Written exercise:
Copy the listing verbatim, excluding any images found in it.

Collected data:
▬▬▬
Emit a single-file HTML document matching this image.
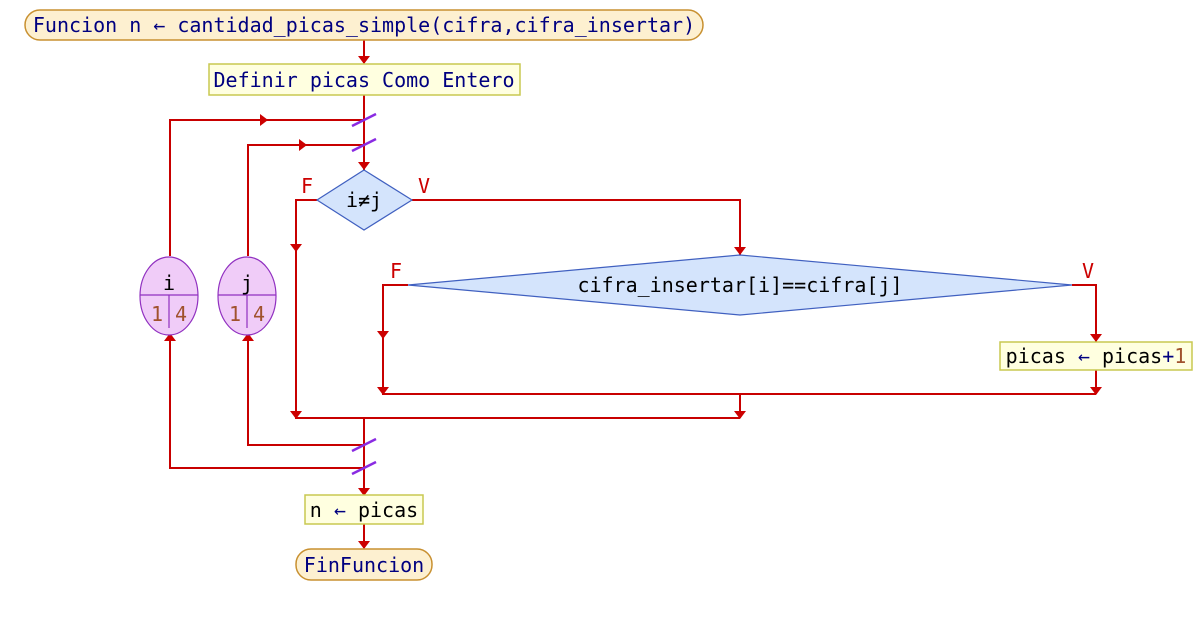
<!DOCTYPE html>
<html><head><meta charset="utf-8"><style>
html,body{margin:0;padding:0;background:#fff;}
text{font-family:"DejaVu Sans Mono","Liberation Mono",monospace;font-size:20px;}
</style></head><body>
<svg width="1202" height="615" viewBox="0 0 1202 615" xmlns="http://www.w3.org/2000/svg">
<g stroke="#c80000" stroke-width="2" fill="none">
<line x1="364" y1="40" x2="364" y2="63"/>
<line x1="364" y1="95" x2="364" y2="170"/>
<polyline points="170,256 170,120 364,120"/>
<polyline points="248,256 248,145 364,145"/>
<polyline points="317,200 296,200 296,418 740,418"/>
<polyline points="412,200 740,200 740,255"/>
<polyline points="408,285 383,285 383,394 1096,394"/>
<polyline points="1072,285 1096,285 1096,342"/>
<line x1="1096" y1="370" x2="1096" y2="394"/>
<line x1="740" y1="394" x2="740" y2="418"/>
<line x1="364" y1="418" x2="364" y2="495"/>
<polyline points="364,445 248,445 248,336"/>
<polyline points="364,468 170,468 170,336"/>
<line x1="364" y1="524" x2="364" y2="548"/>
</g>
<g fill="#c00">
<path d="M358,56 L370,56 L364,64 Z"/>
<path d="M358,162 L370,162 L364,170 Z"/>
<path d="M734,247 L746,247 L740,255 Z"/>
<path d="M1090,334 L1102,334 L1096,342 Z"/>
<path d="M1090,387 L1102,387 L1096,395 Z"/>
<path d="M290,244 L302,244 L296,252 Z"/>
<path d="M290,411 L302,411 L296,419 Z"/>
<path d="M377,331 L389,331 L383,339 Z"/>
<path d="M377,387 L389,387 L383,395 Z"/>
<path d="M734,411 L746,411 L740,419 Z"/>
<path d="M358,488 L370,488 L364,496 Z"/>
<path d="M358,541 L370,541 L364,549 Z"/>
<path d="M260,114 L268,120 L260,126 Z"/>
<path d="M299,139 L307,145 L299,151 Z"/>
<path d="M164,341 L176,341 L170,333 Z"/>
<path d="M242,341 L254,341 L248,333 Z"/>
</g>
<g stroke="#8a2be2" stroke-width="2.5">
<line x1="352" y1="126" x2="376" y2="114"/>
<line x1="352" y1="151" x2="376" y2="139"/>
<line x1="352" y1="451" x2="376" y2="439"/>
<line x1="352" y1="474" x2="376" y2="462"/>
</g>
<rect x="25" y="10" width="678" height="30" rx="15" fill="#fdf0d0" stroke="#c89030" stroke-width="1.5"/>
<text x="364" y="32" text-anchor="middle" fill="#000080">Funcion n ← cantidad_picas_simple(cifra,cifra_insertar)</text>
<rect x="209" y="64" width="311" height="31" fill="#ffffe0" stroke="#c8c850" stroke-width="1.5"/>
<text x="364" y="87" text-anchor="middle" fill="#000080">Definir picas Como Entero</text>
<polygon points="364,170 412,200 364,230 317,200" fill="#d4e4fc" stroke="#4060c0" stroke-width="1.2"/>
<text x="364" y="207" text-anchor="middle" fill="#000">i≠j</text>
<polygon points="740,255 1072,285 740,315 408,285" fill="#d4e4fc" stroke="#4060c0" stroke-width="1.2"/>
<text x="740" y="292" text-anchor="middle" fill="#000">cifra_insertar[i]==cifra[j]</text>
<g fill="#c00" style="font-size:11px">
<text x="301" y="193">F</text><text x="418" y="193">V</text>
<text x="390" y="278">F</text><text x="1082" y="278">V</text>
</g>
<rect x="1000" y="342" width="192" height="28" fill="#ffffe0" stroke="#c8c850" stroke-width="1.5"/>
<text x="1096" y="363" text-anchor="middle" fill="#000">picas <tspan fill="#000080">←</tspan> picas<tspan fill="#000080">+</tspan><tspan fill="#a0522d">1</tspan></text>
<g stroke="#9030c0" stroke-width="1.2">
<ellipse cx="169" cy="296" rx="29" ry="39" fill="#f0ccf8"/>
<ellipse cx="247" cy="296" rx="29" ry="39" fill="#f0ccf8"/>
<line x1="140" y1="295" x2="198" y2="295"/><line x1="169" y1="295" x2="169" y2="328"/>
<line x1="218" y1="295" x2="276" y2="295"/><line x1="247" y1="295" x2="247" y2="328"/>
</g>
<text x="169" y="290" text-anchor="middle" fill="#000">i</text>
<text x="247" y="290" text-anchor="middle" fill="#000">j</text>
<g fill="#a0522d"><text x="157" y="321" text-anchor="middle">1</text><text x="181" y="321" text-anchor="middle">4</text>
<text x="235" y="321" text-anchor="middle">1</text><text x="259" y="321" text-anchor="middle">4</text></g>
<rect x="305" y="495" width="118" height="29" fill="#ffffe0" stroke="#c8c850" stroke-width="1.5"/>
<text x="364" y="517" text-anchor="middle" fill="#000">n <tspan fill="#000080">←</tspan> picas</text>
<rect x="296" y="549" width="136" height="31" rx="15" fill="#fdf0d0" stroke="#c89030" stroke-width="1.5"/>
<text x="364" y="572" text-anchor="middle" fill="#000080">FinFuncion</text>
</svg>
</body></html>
▬▬▬
Written answer:
Emit a single-file HTML document matching this image.
<!DOCTYPE html>
<html><head><meta charset="utf-8"><style>
html,body{margin:0;padding:0;background:#fff;}
text{font-family:"DejaVu Sans Mono","Liberation Mono",monospace;font-size:20px;}
</style></head><body>
<svg width="1202" height="615" viewBox="0 0 1202 615" xmlns="http://www.w3.org/2000/svg">
<g stroke="#c80000" stroke-width="2" fill="none">
<line x1="364" y1="40" x2="364" y2="63"/>
<line x1="364" y1="95" x2="364" y2="170"/>
<polyline points="170,256 170,120 364,120"/>
<polyline points="248,256 248,145 364,145"/>
<polyline points="317,200 296,200 296,418 740,418"/>
<polyline points="412,200 740,200 740,255"/>
<polyline points="408,285 383,285 383,394 1096,394"/>
<polyline points="1072,285 1096,285 1096,342"/>
<line x1="1096" y1="370" x2="1096" y2="394"/>
<line x1="740" y1="394" x2="740" y2="418"/>
<line x1="364" y1="418" x2="364" y2="495"/>
<polyline points="364,445 248,445 248,336"/>
<polyline points="364,468 170,468 170,336"/>
<line x1="364" y1="524" x2="364" y2="548"/>
</g>
<g fill="#c00">
<path d="M358,56 L370,56 L364,64 Z"/>
<path d="M358,162 L370,162 L364,170 Z"/>
<path d="M734,247 L746,247 L740,255 Z"/>
<path d="M1090,334 L1102,334 L1096,342 Z"/>
<path d="M1090,387 L1102,387 L1096,395 Z"/>
<path d="M290,244 L302,244 L296,252 Z"/>
<path d="M290,411 L302,411 L296,419 Z"/>
<path d="M377,331 L389,331 L383,339 Z"/>
<path d="M377,387 L389,387 L383,395 Z"/>
<path d="M734,411 L746,411 L740,419 Z"/>
<path d="M358,488 L370,488 L364,496 Z"/>
<path d="M358,541 L370,541 L364,549 Z"/>
<path d="M260,114 L268,120 L260,126 Z"/>
<path d="M299,139 L307,145 L299,151 Z"/>
<path d="M164,341 L176,341 L170,333 Z"/>
<path d="M242,341 L254,341 L248,333 Z"/>
</g>
<g stroke="#8a2be2" stroke-width="2.5">
<line x1="352" y1="126" x2="376" y2="114"/>
<line x1="352" y1="151" x2="376" y2="139"/>
<line x1="352" y1="451" x2="376" y2="439"/>
<line x1="352" y1="474" x2="376" y2="462"/>
</g>
<rect x="25" y="10" width="678" height="30" rx="15" fill="#fdf0d0" stroke="#c89030" stroke-width="1.5"/>
<text x="364" y="32" text-anchor="middle" fill="#000080">Funcion n ← cantidad_picas_simple(cifra,cifra_insertar)</text>
<rect x="209" y="64" width="311" height="31" fill="#ffffe0" stroke="#c8c850" stroke-width="1.5"/>
<text x="364" y="87" text-anchor="middle" fill="#000080">Definir picas Como Entero</text>
<polygon points="364,170 412,200 364,230 317,200" fill="#d4e4fc" stroke="#4060c0" stroke-width="1.2"/>
<text x="364" y="207" text-anchor="middle" fill="#000">i≠j</text>
<polygon points="740,255 1072,285 740,315 408,285" fill="#d4e4fc" stroke="#4060c0" stroke-width="1.2"/>
<text x="740" y="292" text-anchor="middle" fill="#000">cifra_insertar[i]==cifra[j]</text>
<g fill="#c00" style="font-size:11px">
<text x="301" y="193">F</text><text x="418" y="193">V</text>
<text x="390" y="278">F</text><text x="1082" y="278">V</text>
</g>
<rect x="1000" y="342" width="192" height="28" fill="#ffffe0" stroke="#c8c850" stroke-width="1.5"/>
<text x="1096" y="363" text-anchor="middle" fill="#000">picas <tspan fill="#000080">←</tspan> picas<tspan fill="#000080">+</tspan><tspan fill="#a0522d">1</tspan></text>
<g stroke="#9030c0" stroke-width="1.2">
<ellipse cx="169" cy="296" rx="29" ry="39" fill="#f0ccf8"/>
<ellipse cx="247" cy="296" rx="29" ry="39" fill="#f0ccf8"/>
<line x1="140" y1="295" x2="198" y2="295"/><line x1="169" y1="295" x2="169" y2="328"/>
<line x1="218" y1="295" x2="276" y2="295"/><line x1="247" y1="295" x2="247" y2="328"/>
</g>
<text x="169" y="290" text-anchor="middle" fill="#000">i</text>
<text x="247" y="290" text-anchor="middle" fill="#000">j</text>
<g fill="#a0522d"><text x="157" y="321" text-anchor="middle">1</text><text x="181" y="321" text-anchor="middle">4</text>
<text x="235" y="321" text-anchor="middle">1</text><text x="259" y="321" text-anchor="middle">4</text></g>
<rect x="305" y="495" width="118" height="29" fill="#ffffe0" stroke="#c8c850" stroke-width="1.5"/>
<text x="364" y="517" text-anchor="middle" fill="#000">n <tspan fill="#000080">←</tspan> picas</text>
<rect x="296" y="549" width="136" height="31" rx="15" fill="#fdf0d0" stroke="#c89030" stroke-width="1.5"/>
<text x="364" y="572" text-anchor="middle" fill="#000080">FinFuncion</text>
</svg>
</body></html>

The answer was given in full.